Pre-echoes of Popper: Xenophanes and Parmenides
In conversation with Robin Attfield
A man famous for his enemies as well as his problems, it was a local squirrel that put the most fear into Karl Popper’s later years.
A notorious and paranoid over-editor of his work, Karl Popper would often sit on his finished books, waiting sometimes decades before committing them to publication, correcting ever more slight details in prose and reason. A change of sorts came over Popper as he aged, a new found nostalgia for the classics. His last book was a series of essays and thoughts on pre-Socratic philosophy. And just as with all his other works, The World of Parmenides had to wait for its author’s patience to slowly wear thin.
Placed inside a simple yellow folder on a windowsill above Popper’s writing desk, the manuscript swelled at one point to nearly 1200 pages. Until a lazy day in early spring when the elderly philosopher and his wife returned home and noticed a large squirrel balancing over the open window. In search of nesting materials it had pilfered its way throughout the house, and now was proudly holding the yellow folder in its mouth. Clearly not expecting disaster of this kind, Popper hadn’t made any other copies of the unpublished book.
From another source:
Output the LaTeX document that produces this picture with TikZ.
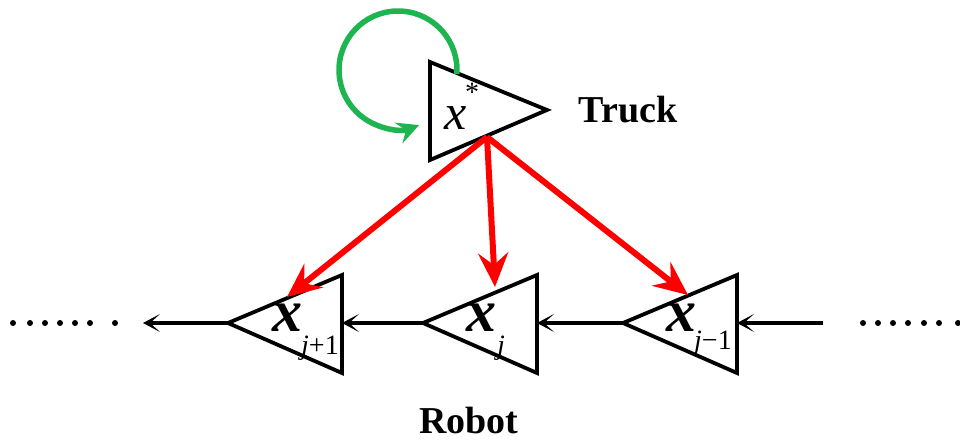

To the horror of husband and wife, the squirrel quickly backed out of the window and ran across the garden, dragging the heavy folder behind it. And the chase was on: an overburdened squirrel leading a couple of senior citizens (both deep into their retirement years) in a race across the back garden. As luck would have it, all those slight edits and extra thoughts and footnotes and amendments paid off. The folder finally proved too heavy for the squirrel as it tried to carry it up a tree. Picking up the errant pages of his book as they blew across the lawn, Popper finally conceded to himself that it was time to submit the draft to a third party editor, and then to publication.
With it suddenly much easier to persuade Popper to take a step back, Arne Petersen took over the job, and the volume was finally published in 1998. “Which is how we come to have the book, The World of Parmenides” and how Robin Attfield got his hands on it…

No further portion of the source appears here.